- Virgin Care named preferred provider of children’s public health services in Lancashire
- Two trusts challenge the county council’s decision
- Contract worth up to £104m over five years
Two trusts have challenged a local authority’s decision to award a children’s services contract worth up to £104m to Virgin Care.
Last month, Lancashire County Council chose Virgin as the preferred provider for its health visiting and school nursing services, after a three month procurement process.
The decision has been challenged by Lancashire Care Foundation Trust and Blackpool Teaching Hospitals FT. The challenge means the formal awarding of the contract is suspended by several months.
Last week, the Technology and Construction Court, which deals with challenges after procurements, dismissed the council’s application to lift the automatic suspension.
The case will go before the court again later this spring.
Neither the trusts nor the council would say what the grounds are for the challenge.
Both trusts are current providers of the services across Lancashire and will continue to deliver them in the interim.
They submitted a joint bid for the new contract, which is for three years with the potential for a two year extension.

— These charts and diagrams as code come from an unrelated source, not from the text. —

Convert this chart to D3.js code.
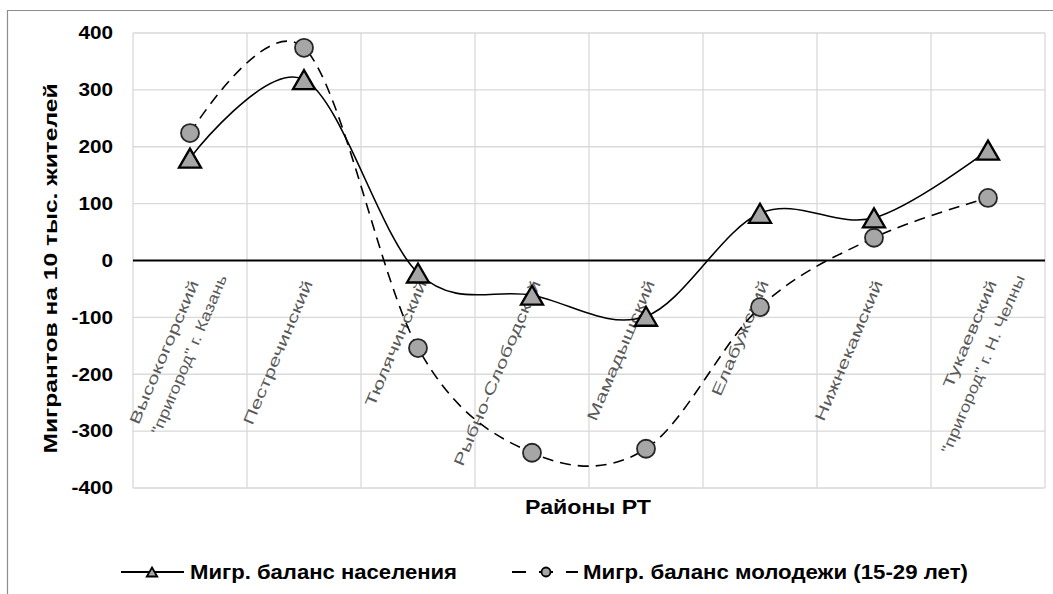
<!DOCTYPE html>
<html>
<head>
<meta charset="utf-8">
<script src="https://cdn.jsdelivr.net/npm/d3@7"></script>
<style>
  body { margin: 0; background: #fff; }
  svg { display: block; font-family: "Liberation Sans", Arial, sans-serif; }
</style>
</head>
<body>
<div id="chart"></div>
<script>
// districts of RT (label lines)
const districts = [
    ["Высокогорский", "\"пригород\" г. Казань"],
    ["Пестречинский"],
    ["Тюлячинский"],
    ["Рыбно-Слободский"],
    ["Мамадышский"],
    ["Елабужский"],
    ["Нижнекамский"],
    ["Тукаевский", "\"пригород\" г. Н. Челны"]
];
const populationBalance = [180, 318, -22, -61, -98, 83, 75, 194];
const youthBalance = [224, 374, -154, -338, -331, -82, 40, 110];
const yTicks = [400, 300, 200, 100, 0, -100, -200, -300, -400];
const seriesNames = ["Мигр. баланс населения", "Мигр. баланс молодежи (15-29 лет)"];
const yTitle = "Мигрантов на 10 тыс. жителей";
const xTitle = "Районы РТ";

const W = 1053, H = 594;
const plot = {left: 133, right: 1045, top: 33, bottom: 488};

const svg = d3.select("#chart").append("svg")
    .attr("width", W).attr("height", H);

// stretch text horizontally (the source fonts are wider/narrower than ours)
function stretch(sel, k) {
    sel.each(function(d, j) {
        const f = typeof k === "function" ? k(d, j) : k;
        const len = this.getComputedTextLength();
        d3.select(this).attr("textLength", len * f).attr("lengthAdjust", "spacingAndGlyphs");
    });
}

// outer chart frame
svg.append("path")
    .attr("d", `M7.5,${H} V10.5 H${W}`)
    .attr("fill", "none").attr("stroke", "#8c8c8c").attr("stroke-width", 1.2);

const x = d3.scaleBand().domain(d3.range(districts.length)).range([plot.left, plot.right]);
const y = d3.scaleLinear().domain([-400, 400]).range([plot.bottom, plot.top]);
const cx = i => x(i) + x.bandwidth() / 2;

// gridlines
const grid = svg.append("g").attr("stroke", "#d9d9d9").attr("stroke-width", 1.3);
grid.selectAll(".h").data(yTicks.filter(t => t !== 0)).join("line")
    .attr("x1", plot.left).attr("x2", plot.right)
    .attr("y1", d => y(d)).attr("y2", d => y(d));
grid.selectAll(".v").data(d3.range(districts.length + 1)).join("line")
    .attr("x1", i => i < districts.length ? x(i) : plot.right)
    .attr("x2", i => i < districts.length ? x(i) : plot.right)
    .attr("y1", plot.top).attr("y2", plot.bottom);

// zero line
svg.append("line")
    .attr("x1", plot.left).attr("x2", plot.right)
    .attr("y1", y(0)).attr("y2", y(0))
    .attr("stroke", "#000").attr("stroke-width", 2.2);

// y tick labels
svg.append("g").selectAll("text").data(yTicks).join("text")
    .attr("x", 113).attr("y", d => y(d)).attr("dy", "0.35em")
    .attr("text-anchor", "end")
    .attr("font-size", 18).attr("font-weight", "bold").attr("fill", "#000")
    .text(d => d)
    .call(stretch, 1.15);

// y title
svg.append("text")
    .attr("transform", `translate(57,${(plot.top + plot.bottom) / 2 + 8}) rotate(-90)`)
    .attr("text-anchor", "middle")
    .attr("font-size", 18).attr("font-weight", "bold")
    .attr("textLength", 370).attr("lengthAdjust", "spacingAndGlyphs")
    .text(yTitle);

// category labels, rotated
const labels = svg.append("g").selectAll("g").data(districts).join("g")
    .attr("transform", (d, i) => `translate(${cx(i) + 9},283) rotate(-67)`);
labels.selectAll("text").data(d => d).join("text")
    .attr("x", (d, j) => j * 16).attr("y", (d, j) => j * 24)
    .attr("text-anchor", "end")
    .attr("font-size", 15).attr("fill", "#595959")
    .text(d => d)
    .call(stretch, (d, j) => j === 0 ? 1.48 : 1.24);

// series
const curve = d3.line()
    .x((d, i) => cx(i)).y(d => y(d))
    .curve(d3.curveCardinal.tension(0));

const triangle = s => `M0,${-s * 0.5}L${s * 0.58},${s * 0.5}L${-s * 0.58},${s * 0.5}Z`;

// population: solid line, triangles
svg.append("path").datum(populationBalance)
    .attr("d", curve).attr("fill", "none")
    .attr("stroke", "#000").attr("stroke-width", 1.6);
svg.append("g").selectAll("path").data(populationBalance).join("path")
    .attr("transform", (d, i) => `translate(${cx(i)},${y(d)})`)
    .attr("d", triangle(19))
    .attr("fill", "#a6a6a6").attr("stroke", "#000").attr("stroke-width", 2.3)
    .attr("stroke-linejoin", "miter");

// youth: dashed line, circles
svg.append("path").datum(youthBalance)
    .attr("d", curve).attr("fill", "none")
    .attr("stroke", "#000").attr("stroke-width", 1.6)
    .attr("stroke-dasharray", "11,7");
svg.append("g").selectAll("circle").data(youthBalance).join("circle")
    .attr("cx", (d, i) => cx(i)).attr("cy", d => y(d)).attr("r", 9)
    .attr("fill", "#a6a6a6").attr("stroke", "#262626").attr("stroke-width", 1.8);

// x title
svg.append("text")
    .attr("x", 588).attr("y", 514)
    .attr("text-anchor", "middle")
    .attr("font-size", 20).attr("font-weight", "bold")
    .attr("font-family", "'Liberation Sans Narrow', 'Liberation Sans', sans-serif")
    .attr("textLength", 126).attr("lengthAdjust", "spacingAndGlyphs")
    .text(xTitle);

// legend
const legend = svg.append("g").attr("transform", "translate(0,572)");
legend.append("line").attr("x1", 121).attr("x2", 184).attr("stroke", "#000").attr("stroke-width", 1.8);
legend.append("path").attr("transform", "translate(152,0)").attr("d", triangle(9))
    .attr("fill", "#a6a6a6").attr("stroke", "#000").attr("stroke-width", 1.8);
legend.append("line").attr("x1", 512).attr("x2", 578).attr("stroke", "#000").attr("stroke-width", 1.8)
    .attr("stroke-dasharray", "14,13");
legend.append("circle").attr("cx", 546).attr("r", 4.5)
    .attr("fill", "#a6a6a6").attr("stroke", "#000").attr("stroke-width", 1.8);
legend.selectAll("text").data(seriesNames).join("text")
    .attr("x", (d, i) => i === 0 ? 190 : 583).attr("dy", "0.35em")
    .attr("font-size", 20).attr("font-weight", "bold")
    .attr("font-family", "'Liberation Sans Narrow', 'Liberation Sans', sans-serif")
    .attr("textLength", (d, i) => i === 0 ? 267 : 385).attr("lengthAdjust", "spacingAndGlyphs")
    .text(d => d);
</script>
</body>
</html>
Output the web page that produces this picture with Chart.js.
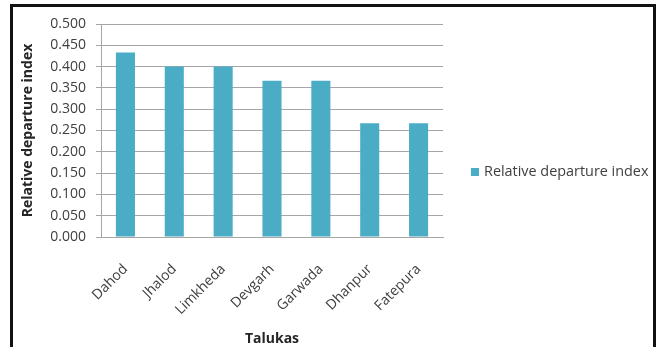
<!DOCTYPE html>
<html>
<head>
<meta charset="utf-8">
<script src="https://cdn.jsdelivr.net/npm/chart.js@4/dist/chart.umd.min.js"></script>
<style>
  html, body { margin: 0; padding: 0; background: #fff; overflow: hidden; }
  #frame {
    position: absolute; left: 10px; top: 4px; width: 640px; height: 360px;
    border: 3px solid #111; border-bottom: none;
  }
  #chart { position: absolute; left: 0; top: 0; }
</style>
</head>
<body>
<div id="frame"></div>
<canvas id="chart" width="657" height="347"></canvas>
<script>
// Relative departure index by taluka
const talukas = ["Dahod", "Jhalod", "Limkheda", "Devgarh", "Garwada", "Dhanpur", "Fatepura"];
const departureIndex = [0.433, 0.400, 0.400, 0.367, 0.367, 0.267, 0.267];
const yTicks = [0, 0.05, 0.1, 0.15, 0.2, 0.25, 0.3, 0.35, 0.4, 0.45, 0.5];

const FONT = "'Open Sans', sans-serif";

// Excel-style legend sitting to the right of the plot
const sideLegend = {
  id: "sideLegend",
  afterDraw(chart) {
    const ctx = chart.ctx;
    const ds = chart.data.datasets[0];
    const x = chart.chartArea.right + 28;
    const y = 172;
    ctx.save();
    ctx.fillStyle = ds.backgroundColor;
    ctx.fillRect(x, y - 4, 8, 8);
    ctx.fillStyle = "#404040";
    ctx.font = "14.4px " + FONT;
    ctx.textBaseline = "middle";
    ctx.fillText(ds.label, x + 13, y);
    ctx.restore();
  }
};

new Chart(document.getElementById("chart"), {
  type: "bar",
  data: {
    labels: talukas,
    datasets: [
      {
        label: "Relative departure index",
        data: departureIndex,
        backgroundColor: "#4bacc6",
        categoryPercentage: 1,
        barPercentage: 0.39
      }
    ]
  },
  options: {
    responsive: false,
    animation: false,
    layout: { padding: { left: 14, top: 24, right: 214, bottom: 0 } },
    plugins: {
      legend: { display: false },
      tooltip: { enabled: false }
    },
    scales: {
      x: {
        grid: { display: false },
        border: { color: "#a6a6a6" },
        ticks: {
          color: "#404040",
          font: { family: FONT, size: 14 },
          minRotation: 45,
          maxRotation: 45,
          autoSkip: false,
          padding: 16
        },
        title: {
          display: true,
          text: "Talukas",
          color: "#262626",
          font: { family: FONT, size: 14, weight: "bold" },
          padding: { top: 0, bottom: 0 }
        },
        afterFit: (scale) => { scale.height = 110; }
      },
      y: {
        min: 0,
        max: 0.5,
        afterBuildTicks: (scale) => { scale.ticks = yTicks.map((v) => ({ value: v })); },
        grid: { color: "#a6a6a6", tickLength: 5 },
        border: { color: "#a6a6a6" },
        ticks: {
          color: "#404040",
          font: { family: FONT, size: 14 },
          padding: 10,
          callback: (v) => Number(v).toFixed(3)
        },
        title: {
          display: true,
          text: "Relative departure index",
          color: "#262626",
          font: { family: FONT, size: 14, weight: "bold" },
          padding: { top: 6, bottom: 0 }
        },
        afterFit: (scale) => { scale.width = 87; }
      }
    }
  },
  plugins: [sideLegend]
});
</script>
</body>
</html>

Their bid was “in keeping with the aspirations and ethos of the sustainability and transformation plan for Lancashire”, a spokeswoman for Lancashire Care FT said.
The contract comprises four lots but the “public health nursing service” is by far the biggest – with an estimated value of £104m over five years.
The trusts submitted their bid for this lot. According to the Lancashire Post, the trusts were “pipped by the narrowest of margins” by Virgin.
The decision prompted anger from local campaigners and Preston MP Mark Hendrick.
The union Unite has called on the council to “urgently reconsider its decision”.
Colenzo Jarrett-Thorpe, national health officer at Unite, said: “There will be concerns from health visitors about how much they will be required to compromise their professional code of practice to work for Virgin Care and the impact that will have on the quality of services for children and families in Lancashire.
“Given that the majority of expenditure goes on health workers’ wages, there must be serious worries that the way Virgin Care will maximise its profits will be by cutting the number of health visitors and school nurses. Unite will strongly oppose any such moves.”
Neither trust could comment further due to the ongoing legal process. Spokesmen for the council and Virgin Care both said it would be inappropriate to comment further.
However, Shaun Turner, the council’s cabinet member for health and wellbeing, said: “We are working with partners to make sure the service will continue during this period of legal challenge, and we will ensure we minimise disruption to this service until the contract is finalised.”
In May 2017, Virgin began providing urgent care and community health services in west Lancashire after winning a £65m, five year contract.
The company has indicated it will bid for a major children’s services contract in Devon this year.